An Alien Dispute
Lakker’s Containing A Thousand EP has the ability to make you feel small. The short EP plays like a four-act cosmic drama. The opening title track is like a sneak attack. All of the elements take their place. A war cry sounds as the tempo and intensity builds, everything goes quiet, and then the beat drops. The bass and mids come out from their hiding places covered in camouflage paint, twigs and leaves sticking out of their Rambo headbands as they storm the unsuspecting. The assault only lasts a few moments, but when it all goes quiet again, there’s a feeling that there have been some serious devastation.
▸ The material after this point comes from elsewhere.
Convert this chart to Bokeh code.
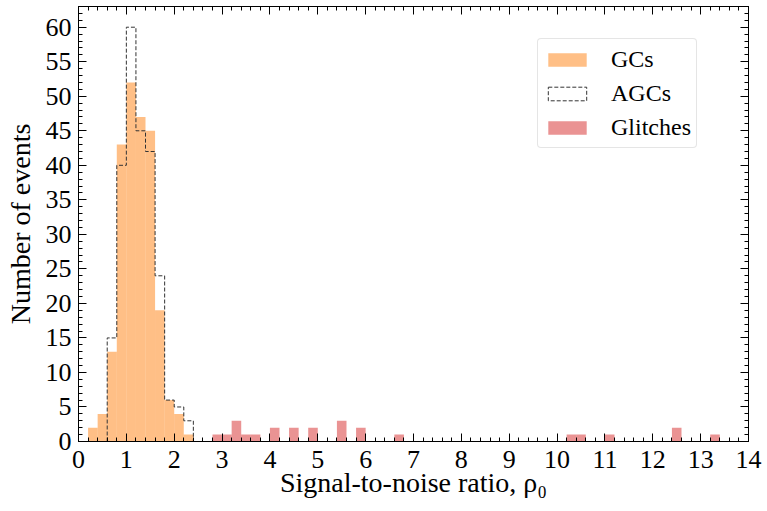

The following track, “Mausoleum,” walks the listener through the rubble and broken glass. The melody is relentless, like an air raid siren. Among all this destruction the steady and industrial beat driving toward rebuilding and revenge. “K’antu” takes the listener into the devastated war room. The counterattack is being meticulously planned. “K’antu” has more tribal beat than the other tracks and is the most upbeat. The plan is just about foolproof. Success is all but guaranteed.
Finally in “Thermohaline,” the warring tribes meet and fight it out. Elements similar to those in “Containing A Thousand” and “K’antu” are pitted against each other, tumbling through space, each trying to better the other. When it fades to black, it’s unsure who’s won, if anyone has.
In Lakker’s debut EP, the Irish duo have put together a delightfully cinematic sound. Their sound has the ability to consume listeners and bring them into their world. Containing A Thousand is short but expansive, intense but tender, and when it’s all over, it feels like you’ve survived something epic.